El Estado social trata de dar al Estado de Derecho un contenido económico y social, de realizar en el marco del Estado de Derecho un nuevo orden laboral y de distribución de bienes. Un poder gestor y distribuidor que extiende las políticas públicas al ámbito de la educación, la sanidad o la seguridad social, al mundo laboral, al urbanismo y la vivienda, o al medio ambiente, o a los ciudadanos que más la necesitan[1].
¿Cuál ha de ser el papel de la empresa en este nuevo contexto? Los Objetivos de Desarrollo Sostenible parece que lo tienen claro. Seamos realistas, ganemos tiempo y cojamos el toro por los cuernos interpretando las leyes no sólo en sentido literal, sino con sentido de la realidad y para el fin para el que fueron hechas.

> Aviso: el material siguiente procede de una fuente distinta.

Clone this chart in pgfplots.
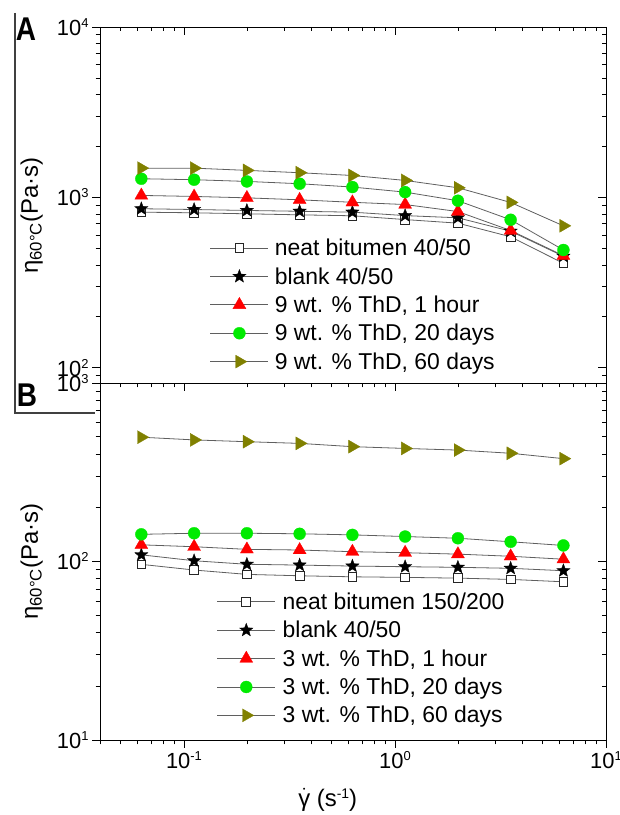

[1] Después se desarrolla en todo el texto constitucional, pero especialmente en los Títulos I («De los derechos y deberes fundamentales») y VIII («Economía y Hacienda»). Entre los más significativos cabe apuntar la función social de la propiedad (art. 33.2 CE) y la subordinación de la riqueza del país al interés general (art. 128.1 CE); la promoción del progreso social y económico y una distribución de la renta regional y personal más equitativa (art. 40 CE); la promoción de la participación en las empresas y del cooperativismo (art. 129 CE); la protección social, económica y jurídica de la familia (art. 39 CE), de los niños (art. 39.4 CE), de los emigrantes (art. 42 CE) o de los disminuidos (art. 49 CE); la protección y tutela de la salud (art. 43 CE), de la cultura y de la investigación científica y técnica (art. 44 CE), el medio ambiente (art. 45 CE), el patrimonio histórico y artístico (art. 46 CE) o el urbanismo (art. 47 CE).